We consider all of our admitted transfer students who have achieved a 3.3 cumulative GPA or higher in college level coursework at your their recent institution for a merit scholarship. Don’t forget to add Willamette University to your FAFSA to be considered for additional grants, scholarships, loans, and work-study. Keep in mind that this financial aid package will probably look different from the one you are currently receiving.

Transfer students are also eligible for talent scholarships for MusicTheatre and Forensics — these require separate applications and/or auditions; see the program websites for information.

Who is Willamette looking for?

Willamette seeks transfer students who are bright, intellectually curious and well-prepared for a challenging academic program. We’re looking for students who will both benefit from and contribute to our rich campus community through their academic, athletic, musical, artistic and leadership abilities.

How will you evaluate my application?

1. Academic Record

While we do not require a minimum GPA, the most successful transfer students at Willamette have maintained at least a 3.0 average GPA prior to enrolling at Willamette. Your transcripts should reflect a rigorous academic program throughout high school and college, with competence in the same areas we expect of our first-year students, including four years of English, college preparatory mathematics, and three years of history/ social studies, foreign language and lab science. Classes in art, music or theatre are also desirable.

We seek students who have engaged in similar fields of academic study at the collegiate level. If you are expecting to transfer in with junior standing, it is strongly advised that you take preparatory courses in your desired major before transferring. If you were a strong high school student, you may want to consider transferring early from your two- or four-year institution. If your high school record wasn’t as strong, you'll need to complete at least one (preferably two) years of full-time coursework elsewhere.

2. Test Scores

If you feel submitting test scores will be a barrier to completing your application, Willamette offers test-optional admission with the completion of a supplemental essay question as part of the Common Application. If you decide to include a standardized test score, please send your official scores from either the SAT or the ACT.

If you take the SAT or ACT more than once, the Admission Committee will review your highest scores from each section, resulting in what is widely known as a superscore. 

3. Letters of Recommendation

We look for an endorsement that you are ready for a rigorous and engaging academic experience, not one that simply restates your co-curricular resume or your transcript.

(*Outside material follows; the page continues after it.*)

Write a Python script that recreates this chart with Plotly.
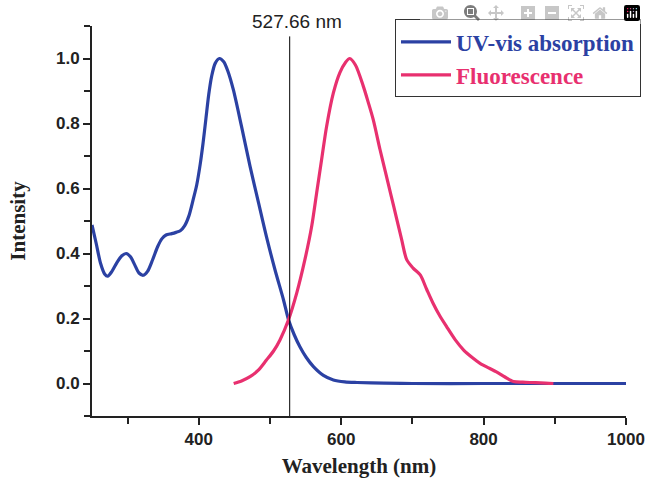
import plotly.graph_objects as go

# ---- data ----
uv_wavelength = [250, 256, 262, 268, 272, 278, 285, 292, 298, 304, 310, 316, 322, 328, 335, 342,
                 348, 354, 362, 368, 374, 380, 386, 392, 397, 402, 406, 410, 414, 418, 423, 429,
                 435, 441, 448.5, 460, 472, 484, 495, 507, 519, 526, 534, 542, 551, 561, 575,
                 589, 605, 622, 660, 700, 800, 900, 1000]
uv_intensity = [0.488, 0.43, 0.37, 0.336, 0.330, 0.345, 0.372, 0.393, 0.400, 0.390, 0.365, 0.340,
                0.333, 0.345, 0.38, 0.42, 0.445, 0.457, 0.461, 0.465, 0.470, 0.485, 0.515, 0.565,
                0.61, 0.675, 0.74, 0.815, 0.89, 0.945, 0.985, 1.0, 0.99, 0.96, 0.904, 0.791,
                0.668, 0.555, 0.452, 0.35, 0.257, 0.196, 0.15, 0.113, 0.08, 0.052, 0.025, 0.011,
                0.005, 0.003, 0.001, 0.0, 0.0, 0.0, 0.0]

fl_wavelength = [449, 460, 472, 484, 495, 505, 514, 526, 537.5, 549, 558.5, 565.5, 572.5, 579.5,
                 589, 598, 606, 612, 620, 631, 638, 645, 654.5, 662, 670, 678, 685, 692, 701,
                 711, 720, 729, 738, 748, 760, 772, 784, 795, 807, 818, 830, 842, 855, 865, 880,
                 898]
fl_intensity = [0.0, 0.008, 0.021, 0.042, 0.072, 0.10, 0.134, 0.196, 0.278, 0.381, 0.483, 0.586,
                0.689, 0.791, 0.894, 0.956, 0.988, 1.0, 0.98, 0.915, 0.865, 0.812, 0.72, 0.652,
                0.579, 0.506, 0.442, 0.381, 0.355, 0.334, 0.29, 0.247, 0.21, 0.175, 0.135, 0.103,
                0.08, 0.062, 0.048, 0.036, 0.02, 0.006, 0.004, 0.003, 0.002, 0.0]

crossing_nm = 527.66
crossing_label = "527.66 nm"

x_ticks = [400, 600, 800, 1000]
y_ticks = [0.0, 0.2, 0.4, 0.6, 0.8, 1.0]

BLUE = "#2B41A3"
PINK = "#E8306F"

fig = go.Figure()
fig.add_trace(go.Scatter(
    x=uv_wavelength, y=uv_intensity, mode="lines",
    line=dict(color=BLUE, width=3.2, shape="spline", smoothing=0.8),
    name='<span style="color:%s">UV-vis absorption</span>' % BLUE,
))
fig.add_trace(go.Scatter(
    x=fl_wavelength, y=fl_intensity, mode="lines",
    line=dict(color=PINK, width=3.2, shape="spline", smoothing=0.8),
    name='<span style="color:%s">Fluorescence</span>' % PINK,
))

fig.add_shape(type="line", xref="x", yref="y", x0=crossing_nm, x1=crossing_nm,
              y0=-0.1, y1=1.068, line=dict(color="black", width=1))
fig.add_annotation(x=crossing_nm, xref="x", y=1.0116, yref="paper", text=crossing_label,
                   showarrow=False, xshift=7, yanchor="middle",
                   font=dict(family="Liberation Sans, Arial", size=19, color="#222222"))

tick_font = dict(family="Liberation Sans, Arial", size=17, color="#222222", weight="bold")
title_font = dict(family="Liberation Serif, Times New Roman", size=21, color="#222222", weight="bold")

fig.update_xaxes(
    range=[250, 1000], tickvals=x_ticks, ticks="outside", ticklen=7, tickwidth=2,
    tickcolor="#222222", showline=True, linewidth=2, linecolor="#222222",
    showgrid=False, zeroline=False, tickfont=tick_font, automargin=False,
    ticklabeloverflow="allow",
    minor=dict(dtick=100, tick0=0, ticks="outside", ticklen=6, tickwidth=2, tickcolor="#222222"),
    title=dict(text="Wavelength (nm)", font=title_font, standoff=10),
)
fig.update_yaxes(
    range=[-0.1, 1.1], tickvals=y_ticks, tickformat=".1f", ticks="outside", ticklen=7,
    tickwidth=2, tickcolor="#222222", showline=True, linewidth=2, linecolor="#222222",
    showgrid=False, zeroline=False, tickfont=tick_font, automargin=False,
    minor=dict(dtick=0.1, tick0=0, ticks="outside", ticklen=6, tickwidth=2, tickcolor="#222222"),
    title=dict(text="Intensity", font=title_font, standoff=25),
)

fig.update_layout(
    width=646, height=478,
    margin=dict(l=92, r=20, t=26, b=62, autoexpand=False),
    paper_bgcolor="white", plot_bgcolor="white",
    showlegend=True,
    legend=dict(
        x=0.5674, y=1.0167, xanchor="left", yanchor="top",
        bgcolor="white", bordercolor="#333333", borderwidth=1,
        font=dict(family="Liberation Serif, Times New Roman", size=23, weight="bold"),
        itemwidth=50, tracegroupgap=0,
    ),
)

# remove the page's default 8px body margin and scrollbars so the figure fills the window
fig.write_html(
    "out.html",
    post_script="document.body.style.margin='0';"
                "document.documentElement.style.overflow='hidden';"
                "document.body.style.overflow='hidden';",
)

4. Co-Curricular Activities

Your contributions to your school and community — including athletics, student clubs and organizations, leadership roles, community service, religious activities and part-time employment — are important aspects of your application.

5. Admission Interview

One of the best ways to help us better understand you as a potential Willamette student is to visit campus and interview with a member of the Admission Committee. An interview gives us the opportunity to get to know you as more than a particular set of admission stats, and gives you the chance to experience Willamette first-hand and see if it is a good fit for you. If you are unable to visit campus, we are happy to accommodate a phone interview.